It’s news any time ChatGPT gets an update, even a small one like this week’s, which promises “improved factuality and mathematical capabilities.”

This is what I saw when I opened ChatGPT on the 30th

It’s tricky to measure factuality in a simple test, but I can confirm that while ChatGPT is a little bit better at math, it still struggles with multiplying four digit numbers by each other.

Two days ago (29 January), I had conveniently asked ChatGPT to multiply 2345 by 7163 to make a point in that evening’s edition of my Sunday AI newsletter. ChatGPT told me the answer was 16,719,835.

ChatGPT Jan 9 Version

This is pretty far off. 77,400 off, to be precise. The correct answer is 16,797,235. The 9 in the middle being different is a rough mistake. That was the Jan 9 version.

Then I asked it the same calculation again today and got 16,826,295, which is still wrong but a bit closer: off by -29,060. If we’re keeping things in the realm of sixth grade math, the absolute value is closer... but still very wrong.

ChatGPT Jan 30 Version

This is because ChatGPT is not a calculator. Calculators are deterministic: they provide the same results from a given input every time.

Transformer AI models like ChatGPT are probabilistic. Each time you make a prompt, it runs a fresh prediction of those tokens. it’s a large language model that predicts what letters make sense in each sequence.

It transforms each letter to a token (basically, a number — which computers are very good at processing) and then calculates a very elaborate prediction of which tokens most likely follow the preceding ones based on all the information it has been trained on. It’s a highly-tuned association machine. This is why ChatGPT dominates SAT math questions but struggles with this kind of four digit multiplication.

It’s Moravec’s paradox: hard problems are easy and easy problems are hard.

This YouTube video where Andrej Karpathy builds a GPT model from scratch is a great way to understand what this looks like. The intro is a solid primer on foundational concepts, but if you’re in a hurry I suggest you watch starting at 3:52 — it gets really interesting by 5:02. Andrej quickly moves into the more technical stuff after that.

This probabilistic nature means transformer models like ChatGPT often provide different results given the same prompt, especially in separate chat instances. Each time you provide a math question, the model looks at all the math problems in its dataset, breaks them into tokens, then compares the likely options of tokens which come after. It’s literally translating the numbers into... numbers. Then translating them back again? These results feel random because they are.

This is ironically demonstrated by this second result I got for the same four digit math problem above — this time it totally screwed the commas up.

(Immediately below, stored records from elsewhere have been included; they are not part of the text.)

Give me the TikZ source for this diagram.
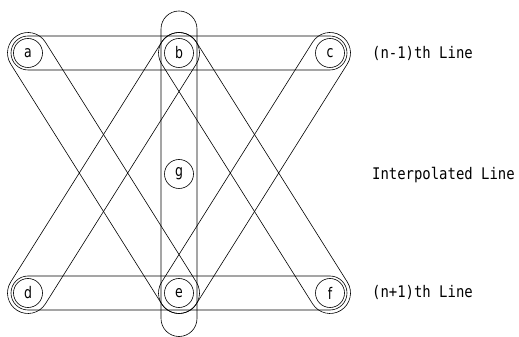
\documentclass[tikz,border=0pt]{standalone}
\usepackage{fontspec}
\setmainfont{DejaVu Sans Mono}
\newfontfamily\labelfont[FakeStretch=0.87]{DejaVu Sans Mono}
\newfontfamily\pixelfont[FakeStretch=0.78]{DejaVu Sans}
\usetikzlibrary{calc}

% Outline of a stadium (capsule) around the segment #1--#2 with radius #3
\newcommand\capsuleoutline[3]{%
  \draw[capsule] let \p1=(#1.center), \p2=(#2.center),
      \n1={atan2(\y2-\y1,\x2-\x1)} in
    ($(#1.center)+(\n1-90:#3)$) -- ($(#2.center)+(\n1-90:#3)$)
    arc[start angle=\n1-90, end angle=\n1+90, radius=#3]
    -- ($(#1.center)+(\n1+90:#3)$)
    arc[start angle=\n1+90, end angle=\n1+270, radius=#3] -- cycle;}

\begin{document}
\begin{tikzpicture}[x=1pt, y=1pt,
  pixel/.style={circle, draw, line width=0.6pt, minimum size=29pt, inner sep=0pt,
                font=\pixelfont\fontsize{16}{16}\selectfont},
  capsule/.style={line width=0.6pt},
  linelabel/.style={anchor=west, inner sep=0pt, font=\labelfont\fontsize{16}{16}\selectfont}]
  \useasboundingbox (0,0) rectangle (519,337);

  % pixels of the previous line, the interpolated line and the next line
  \node[pixel] (a) at (28,284) {a};
  \node[pixel] (b) at (179,284) {b};
  \node[pixel] (c) at (330,284) {c};
  \node[pixel] (g) at (179,163) {g};
  \node[pixel] (d) at (28,44) {d};
  \node[pixel] (e) at (179,44) {e};
  \node[pixel] (f) at (330,44) {f};

  % ends of the vertical window through g
  \coordinate (vtop) at (179,308);
  \coordinate (vbot) at (179,18.5);

  % horizontal windows
  \capsuleoutline{a}{c}{17}
  \capsuleoutline{d}{f}{17}
  % diagonal windows
  \capsuleoutline{a}{e}{20.5}
  \capsuleoutline{c}{e}{20.5}
  \capsuleoutline{b}{d}{20.5}
  \capsuleoutline{b}{f}{20.5}
  % vertical window
  \capsuleoutline{vbot}{vtop}{18}

  % line labels
  \node[linelabel] (l1) at (372,284) {(n-1)th Line};
  \node[linelabel] (l2) at (372,162) {Interpolated Line};
  \node[linelabel] (l3) at (372,45) {(n+1)th Line};
\end{tikzpicture}
\end{document}
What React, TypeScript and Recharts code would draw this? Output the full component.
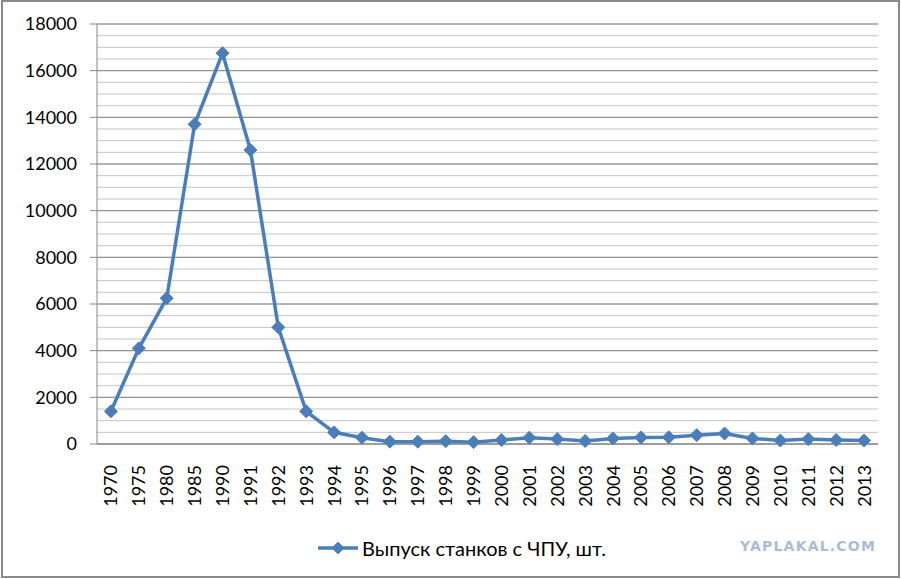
import React from "react";
import {
  CartesianGrid,
  Legend,
  Line,
  LineChart,
  XAxis,
  YAxis,
} from "recharts";

const years = [
  "1970", "1975", "1980", "1985", "1990", "1991", "1992", "1993", "1994",
  "1995", "1996", "1997", "1998", "1999", "2000", "2001", "2002", "2003",
  "2004", "2005", "2006", "2007", "2008", "2009", "2010", "2011", "2012",
  "2013",
];

const output = [
  1400, 4100, 6250, 13700, 16750, 12600, 5000, 1400, 500,
  270, 100, 100, 120, 80, 170, 270, 210, 130,
  240, 280, 290, 380, 450, 240, 150, 210, 170,
  150,
];

const majorTicks = [0, 2000, 4000, 6000, 8000, 10000, 12000, 14000, 16000, 18000];
const minorTicks = Array.from({ length: 37 }, (_, i) => i * 500);
const edgeTicks = years.map((_, i) => i).concat(years.length);

const SERIES_NAME = "Выпуск станков с ЧПУ, шт.";
const BLUE = "#4A7EBB";
const FONT = "Lato, 'Open Sans', sans-serif";

const data = years.map((year, i) => ({ year, value: output[i], pos: i + 0.5 }));

const Diamond = ({ cx, cy }: { cx?: number; cy?: number }) => {
  if (cx == null || cy == null) return null;
  const r = 6.5;
  return (
    <polygon
      points={`${cx},${cy - r} ${cx + r},${cy} ${cx},${cy + r} ${cx - r},${cy}`}
      fill={BLUE}
      stroke={BLUE}
      strokeWidth={1}
    />
  );
};

const YearTick = ({ x, y, payload }: any) => (
  <g transform={`translate(${x},${y})`}>
    <text
      transform="rotate(-90)"
      x={-14}
      dy="0.36em"
      textAnchor="end"
      fill="#000"
      fontSize={18}
      fontFamily={FONT}
    >
      {payload.value}
    </text>
  </g>
);

const LegendContent = () => (
  <div style={{ display: "flex", alignItems: "center", height: 24 }}>
    <svg width={44} height={24}>
      <line x1={2} y1={12} x2={42} y2={12} stroke={BLUE} strokeWidth={3.5} />
      <polygon points="22,5.5 28.5,12 22,18.5 15.5,12" fill={BLUE} />
    </svg>
    <span style={{ fontFamily: FONT, fontSize: 20, color: "#000", marginLeft: 2 }}>
      {SERIES_NAME}
    </span>
  </div>
);

const App = () => {
  return (
    <div style={{ position: "relative", width: 901, height: 579, background: "#fff" }}>
      <style>{`body{margin:0}`}</style>
      <LineChart
        width={901}
        height={579}
        data={data}
        margin={{ top: 24, right: 23, left: 0, bottom: 19 }}
      >
        <CartesianGrid
          xAxisId="b_year"
          vertical={false}
          horizontalValues={minorTicks}
          stroke="#C4C4C4"
          strokeWidth={1}
        />
        <CartesianGrid
          xAxisId="b_year"
          vertical={false}
          horizontalValues={majorTicks}
          stroke="#868686"
          strokeWidth={1}
        />
        <YAxis
          domain={[0, 18000]}
          ticks={majorTicks}
          width={97}
          interval={0}
          tickSize={7}
          tickMargin={13}
          axisLine={{ stroke: "#868686" }}
          tickLine={{ stroke: "#868686" }}
          tick={{ fill: "#000", fontSize: 18, fontFamily: FONT }}
        />
        <XAxis
          xAxisId="a_edge"
          type="number"
          dataKey="pos"
          domain={[0, years.length]}
          allowDataOverflow
          ticks={edgeTicks}
          interval={0}
          height={7}
          tickSize={7}
          tick={false}
          axisLine={{ stroke: "#868686" }}
          tickLine={{ stroke: "#868686" }}
        />
        <XAxis
          xAxisId="b_year"
          dataKey="year"
          scale="band"
          interval={0}
          height={85}
          tickSize={0}
          tickMargin={0}
          axisLine={false}
          tickLine={false}
          tick={<YearTick />}
        />
        <Legend
          verticalAlign="bottom"
          content={<LegendContent />}
          wrapperStyle={{ left: 316, width: "auto" }}
        />
        <Line
          xAxisId="a_edge"
          type="linear"
          dataKey="value"
          stroke="none"
          dot={false}
          activeDot={false}
          legendType="none"
          isAnimationActive={false}
        />
        <Line
          xAxisId="b_year"
          type="linear"
          dataKey="value"
          name={SERIES_NAME}
          stroke={BLUE}
          strokeWidth={3.5}
          dot={<Diamond />}
          activeDot={false}
          isAnimationActive={false}
        />
      </LineChart>
      <div
        style={{
          position: "absolute",
          left: 740,
          top: 538,
          fontFamily: "'DejaVu Sans', sans-serif",
          fontWeight: "bold",
          fontSize: 14,
          color: "#A9BCD3",
          letterSpacing: 1.2,
        }}
      >
        YAPLAKAL.COM
      </div>
      <div
        style={{
          position: "absolute",
          left: 1,
          top: 0,
          width: 899,
          height: 578,
          border: "2px solid #8A8A8A",
          boxSizing: "border-box",
          pointerEvents: "none",
        }}
      />
    </div>
  );
};

export default App;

ChatGPT Jan 30 Version, in a fresh chat

Hilariously enough, though, this is technically the least wrong answer. Fixing the commas, 16,789,535 is only off from the correct answer by 7,700 — a 10x improvement on the first result!

If you’re really impatient, technical enough to write some code, and desperately need some sort of LLM to do math for you, there are some interesting ways to get around these limitations in the short-term.

Omit needless words

While we’re talking about ChatGPT updates, you have to admire how brief OpenAI’s ChatGPT release notes are. All three of their updates fit into one screenshot, delightfully void of any and all “bug fixes and performance improvements” nonsense.

ChatGPT was released on 30 November 2022; that’s exactly 60 days after 30 January 2023.

Interestingly enough all of the updates so far have been released on days that I can only describe as “nice numbers.”

I’m not sure what to do with this information but found it interesting.

ChatGPT has no idea about these new capabilities

ChatGPT, for what it’s worth, has no idea about any of these updates. Check out this conversation I had with it while writing this article.

It knows that it gets updates, but it doesn’t know what those updates are. It also doesn’t seem to know what the date is? I’m not sure if that’s reassuring or not. So I said that to ChatGPT.

ChatGPT says it understands what I mean.